WHAT THE EXERCISE ASKS
Check each line of the listing, and copy it if it contains the word "this".
------ GIVEN INFORMATION
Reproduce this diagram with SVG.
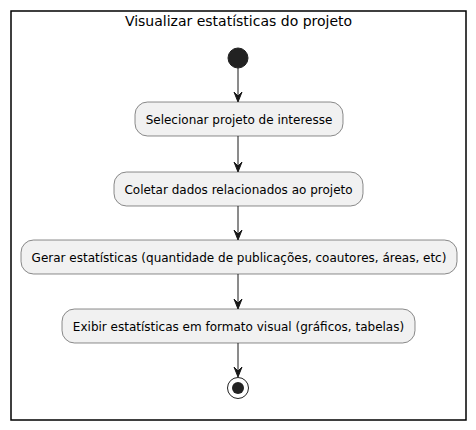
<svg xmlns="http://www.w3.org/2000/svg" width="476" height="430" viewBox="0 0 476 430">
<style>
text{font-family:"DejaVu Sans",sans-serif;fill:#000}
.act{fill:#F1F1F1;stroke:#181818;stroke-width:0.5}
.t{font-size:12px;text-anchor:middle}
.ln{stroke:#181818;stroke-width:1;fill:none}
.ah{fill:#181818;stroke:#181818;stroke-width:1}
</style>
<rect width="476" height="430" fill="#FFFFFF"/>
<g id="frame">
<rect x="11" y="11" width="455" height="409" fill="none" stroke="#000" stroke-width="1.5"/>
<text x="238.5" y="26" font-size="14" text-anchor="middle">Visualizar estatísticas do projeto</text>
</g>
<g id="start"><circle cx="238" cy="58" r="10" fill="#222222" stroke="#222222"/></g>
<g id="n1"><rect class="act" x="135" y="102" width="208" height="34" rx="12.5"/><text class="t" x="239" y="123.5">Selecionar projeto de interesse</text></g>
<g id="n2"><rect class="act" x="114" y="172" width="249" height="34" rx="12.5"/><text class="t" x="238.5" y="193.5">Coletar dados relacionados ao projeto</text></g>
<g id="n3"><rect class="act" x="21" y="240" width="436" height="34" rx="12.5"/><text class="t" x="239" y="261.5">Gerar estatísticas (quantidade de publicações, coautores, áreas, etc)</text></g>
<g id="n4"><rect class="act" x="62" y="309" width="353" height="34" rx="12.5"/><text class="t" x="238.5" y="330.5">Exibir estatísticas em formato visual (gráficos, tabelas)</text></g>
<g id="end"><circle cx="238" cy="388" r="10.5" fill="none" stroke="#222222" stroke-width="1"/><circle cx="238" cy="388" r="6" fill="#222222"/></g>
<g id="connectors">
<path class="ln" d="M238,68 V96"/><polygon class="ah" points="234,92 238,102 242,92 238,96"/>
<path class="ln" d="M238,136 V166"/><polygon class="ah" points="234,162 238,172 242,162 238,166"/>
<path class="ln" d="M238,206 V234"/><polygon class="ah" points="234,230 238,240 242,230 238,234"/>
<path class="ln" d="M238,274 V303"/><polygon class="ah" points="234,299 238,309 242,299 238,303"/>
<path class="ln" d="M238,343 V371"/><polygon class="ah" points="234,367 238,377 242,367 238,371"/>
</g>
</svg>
------------
------ GIVEN INFORMATION
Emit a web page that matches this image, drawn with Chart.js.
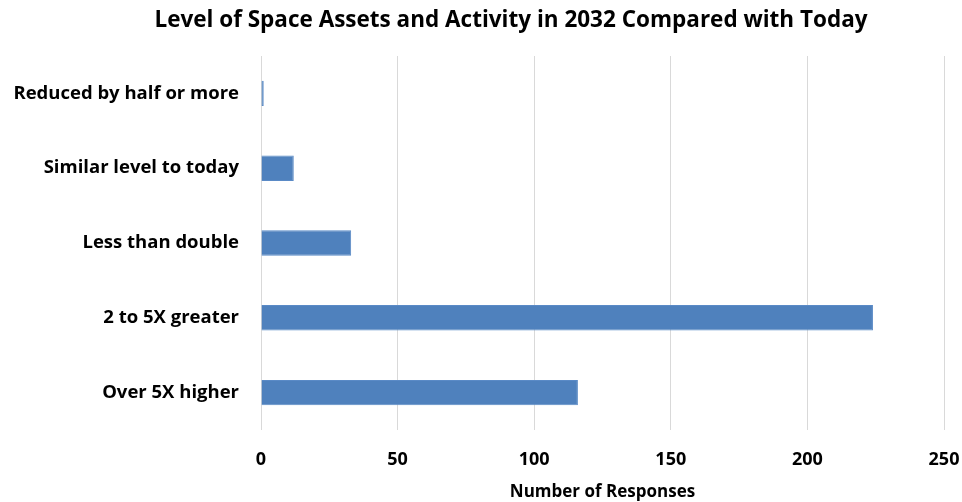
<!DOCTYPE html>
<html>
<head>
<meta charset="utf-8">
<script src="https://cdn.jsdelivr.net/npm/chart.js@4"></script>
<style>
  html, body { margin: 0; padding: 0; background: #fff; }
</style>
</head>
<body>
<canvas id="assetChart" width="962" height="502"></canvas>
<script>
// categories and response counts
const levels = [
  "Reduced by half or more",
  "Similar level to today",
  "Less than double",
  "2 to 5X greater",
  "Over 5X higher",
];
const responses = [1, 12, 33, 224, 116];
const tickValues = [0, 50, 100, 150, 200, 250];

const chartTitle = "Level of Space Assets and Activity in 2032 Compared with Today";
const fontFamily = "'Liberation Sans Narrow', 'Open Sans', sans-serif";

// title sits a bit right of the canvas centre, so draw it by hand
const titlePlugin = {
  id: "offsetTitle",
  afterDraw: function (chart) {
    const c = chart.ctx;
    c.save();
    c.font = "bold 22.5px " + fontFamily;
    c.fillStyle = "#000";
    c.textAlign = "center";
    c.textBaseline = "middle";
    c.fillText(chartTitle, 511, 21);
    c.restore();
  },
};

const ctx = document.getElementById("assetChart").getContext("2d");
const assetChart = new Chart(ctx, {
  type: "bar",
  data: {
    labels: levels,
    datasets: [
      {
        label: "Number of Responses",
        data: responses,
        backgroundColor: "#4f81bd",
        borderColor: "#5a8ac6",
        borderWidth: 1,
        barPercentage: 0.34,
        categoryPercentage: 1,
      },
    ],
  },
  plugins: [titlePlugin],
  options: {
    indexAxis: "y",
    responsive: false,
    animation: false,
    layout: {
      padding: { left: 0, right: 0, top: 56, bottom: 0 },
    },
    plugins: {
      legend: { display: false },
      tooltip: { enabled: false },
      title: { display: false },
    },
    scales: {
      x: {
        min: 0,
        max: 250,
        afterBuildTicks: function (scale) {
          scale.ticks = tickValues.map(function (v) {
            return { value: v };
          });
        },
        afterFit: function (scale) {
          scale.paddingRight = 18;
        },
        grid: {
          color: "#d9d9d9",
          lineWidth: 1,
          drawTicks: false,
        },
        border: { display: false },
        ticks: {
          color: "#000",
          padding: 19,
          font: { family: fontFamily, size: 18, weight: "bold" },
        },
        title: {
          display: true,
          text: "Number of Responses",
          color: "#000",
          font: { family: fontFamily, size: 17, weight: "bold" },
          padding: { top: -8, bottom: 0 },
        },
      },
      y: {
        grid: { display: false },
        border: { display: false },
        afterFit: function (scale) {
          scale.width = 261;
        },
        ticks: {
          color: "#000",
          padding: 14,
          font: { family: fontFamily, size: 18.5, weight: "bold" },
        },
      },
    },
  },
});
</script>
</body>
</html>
------------
------ GIVEN INFORMATION
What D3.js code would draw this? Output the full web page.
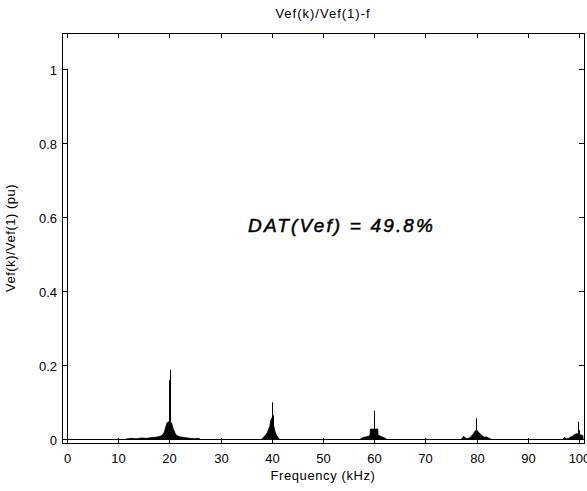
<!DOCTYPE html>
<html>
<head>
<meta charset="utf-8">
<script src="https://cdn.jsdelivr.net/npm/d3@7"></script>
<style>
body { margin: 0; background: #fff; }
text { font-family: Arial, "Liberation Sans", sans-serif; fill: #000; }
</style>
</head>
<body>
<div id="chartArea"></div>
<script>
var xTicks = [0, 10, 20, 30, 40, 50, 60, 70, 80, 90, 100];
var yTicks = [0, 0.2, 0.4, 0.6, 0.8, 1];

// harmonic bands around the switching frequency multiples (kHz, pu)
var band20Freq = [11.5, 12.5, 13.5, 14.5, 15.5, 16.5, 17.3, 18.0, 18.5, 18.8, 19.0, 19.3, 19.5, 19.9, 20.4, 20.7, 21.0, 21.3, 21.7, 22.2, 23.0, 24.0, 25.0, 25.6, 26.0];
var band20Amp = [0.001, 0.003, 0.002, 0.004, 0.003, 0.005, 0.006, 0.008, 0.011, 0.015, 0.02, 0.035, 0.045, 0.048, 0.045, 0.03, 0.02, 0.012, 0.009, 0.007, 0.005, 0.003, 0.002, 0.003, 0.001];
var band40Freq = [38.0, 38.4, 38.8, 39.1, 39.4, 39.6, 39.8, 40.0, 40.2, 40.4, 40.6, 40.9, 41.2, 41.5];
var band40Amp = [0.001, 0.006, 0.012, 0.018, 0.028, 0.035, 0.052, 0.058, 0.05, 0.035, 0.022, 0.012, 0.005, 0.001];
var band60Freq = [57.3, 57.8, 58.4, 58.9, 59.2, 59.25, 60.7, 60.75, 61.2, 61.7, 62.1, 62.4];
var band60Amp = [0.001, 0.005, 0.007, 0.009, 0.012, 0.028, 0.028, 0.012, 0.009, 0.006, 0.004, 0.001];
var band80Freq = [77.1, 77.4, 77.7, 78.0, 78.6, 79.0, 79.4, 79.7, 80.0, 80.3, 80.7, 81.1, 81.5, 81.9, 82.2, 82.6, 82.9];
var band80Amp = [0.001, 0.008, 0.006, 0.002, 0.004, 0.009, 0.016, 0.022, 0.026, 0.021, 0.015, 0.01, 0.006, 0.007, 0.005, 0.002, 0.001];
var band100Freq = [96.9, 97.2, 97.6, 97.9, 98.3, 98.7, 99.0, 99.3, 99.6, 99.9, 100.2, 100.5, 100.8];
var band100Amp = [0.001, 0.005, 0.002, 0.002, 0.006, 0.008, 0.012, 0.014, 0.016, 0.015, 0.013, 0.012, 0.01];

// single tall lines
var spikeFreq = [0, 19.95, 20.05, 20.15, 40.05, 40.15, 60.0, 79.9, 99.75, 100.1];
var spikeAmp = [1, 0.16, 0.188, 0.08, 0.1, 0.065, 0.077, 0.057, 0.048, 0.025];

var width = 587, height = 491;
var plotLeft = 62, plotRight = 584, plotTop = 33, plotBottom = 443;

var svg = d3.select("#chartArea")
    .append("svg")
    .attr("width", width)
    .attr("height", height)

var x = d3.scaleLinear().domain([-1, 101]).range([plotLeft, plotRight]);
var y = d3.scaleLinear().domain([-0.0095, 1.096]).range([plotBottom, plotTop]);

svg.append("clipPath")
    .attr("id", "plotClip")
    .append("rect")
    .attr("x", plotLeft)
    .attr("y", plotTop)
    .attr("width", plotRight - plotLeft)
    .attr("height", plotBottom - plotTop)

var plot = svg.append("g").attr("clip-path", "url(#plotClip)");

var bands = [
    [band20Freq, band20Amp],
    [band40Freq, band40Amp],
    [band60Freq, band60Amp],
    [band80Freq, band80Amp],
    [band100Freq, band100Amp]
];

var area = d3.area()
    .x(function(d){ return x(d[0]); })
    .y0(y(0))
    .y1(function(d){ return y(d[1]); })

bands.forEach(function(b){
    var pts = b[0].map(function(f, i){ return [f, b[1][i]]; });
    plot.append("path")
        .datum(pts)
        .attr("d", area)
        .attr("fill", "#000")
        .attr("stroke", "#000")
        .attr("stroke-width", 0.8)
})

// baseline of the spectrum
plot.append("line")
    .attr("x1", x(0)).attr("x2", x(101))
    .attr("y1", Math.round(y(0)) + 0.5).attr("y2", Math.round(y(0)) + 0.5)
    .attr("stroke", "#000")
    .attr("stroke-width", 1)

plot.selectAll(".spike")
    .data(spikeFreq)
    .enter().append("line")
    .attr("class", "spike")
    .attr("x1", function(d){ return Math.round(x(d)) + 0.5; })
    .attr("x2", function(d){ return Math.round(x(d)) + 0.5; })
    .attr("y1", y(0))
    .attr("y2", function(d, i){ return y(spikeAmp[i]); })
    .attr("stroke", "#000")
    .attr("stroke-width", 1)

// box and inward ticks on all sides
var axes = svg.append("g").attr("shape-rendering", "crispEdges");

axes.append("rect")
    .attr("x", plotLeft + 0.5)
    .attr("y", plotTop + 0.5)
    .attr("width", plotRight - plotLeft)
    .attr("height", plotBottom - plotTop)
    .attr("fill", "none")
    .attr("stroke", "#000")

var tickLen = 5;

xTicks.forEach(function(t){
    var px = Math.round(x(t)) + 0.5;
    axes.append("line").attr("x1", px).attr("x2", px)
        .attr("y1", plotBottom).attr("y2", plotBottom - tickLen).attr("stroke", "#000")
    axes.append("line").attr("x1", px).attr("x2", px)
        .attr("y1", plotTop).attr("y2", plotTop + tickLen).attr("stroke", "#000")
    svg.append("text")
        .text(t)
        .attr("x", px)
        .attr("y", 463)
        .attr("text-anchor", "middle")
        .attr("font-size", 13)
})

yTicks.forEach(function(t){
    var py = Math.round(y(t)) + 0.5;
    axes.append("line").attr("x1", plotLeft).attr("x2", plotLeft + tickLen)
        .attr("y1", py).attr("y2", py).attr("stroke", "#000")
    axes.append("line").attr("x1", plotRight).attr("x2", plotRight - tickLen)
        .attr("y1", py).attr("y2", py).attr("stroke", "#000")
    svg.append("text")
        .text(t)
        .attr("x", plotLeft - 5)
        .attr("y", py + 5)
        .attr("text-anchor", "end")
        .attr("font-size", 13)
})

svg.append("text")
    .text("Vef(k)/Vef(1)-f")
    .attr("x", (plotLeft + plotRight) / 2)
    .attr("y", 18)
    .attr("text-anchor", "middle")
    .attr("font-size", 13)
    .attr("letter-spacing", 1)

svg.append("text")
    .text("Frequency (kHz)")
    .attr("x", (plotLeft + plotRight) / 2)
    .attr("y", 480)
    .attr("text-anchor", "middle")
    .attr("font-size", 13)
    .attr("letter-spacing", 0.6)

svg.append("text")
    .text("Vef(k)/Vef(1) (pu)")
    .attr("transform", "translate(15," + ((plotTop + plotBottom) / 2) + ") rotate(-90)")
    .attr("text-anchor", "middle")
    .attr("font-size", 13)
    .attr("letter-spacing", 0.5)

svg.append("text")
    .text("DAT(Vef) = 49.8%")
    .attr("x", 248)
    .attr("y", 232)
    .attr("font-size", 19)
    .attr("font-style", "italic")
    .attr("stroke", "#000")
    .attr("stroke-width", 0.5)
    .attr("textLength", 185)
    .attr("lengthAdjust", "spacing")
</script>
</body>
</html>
------------
ANSWER FOR THE TASK
Reproduce this diagram with SVG.
Emit a web page that matches this image, drawn with Chart.js.
What D3.js code would draw this? Output the full web page.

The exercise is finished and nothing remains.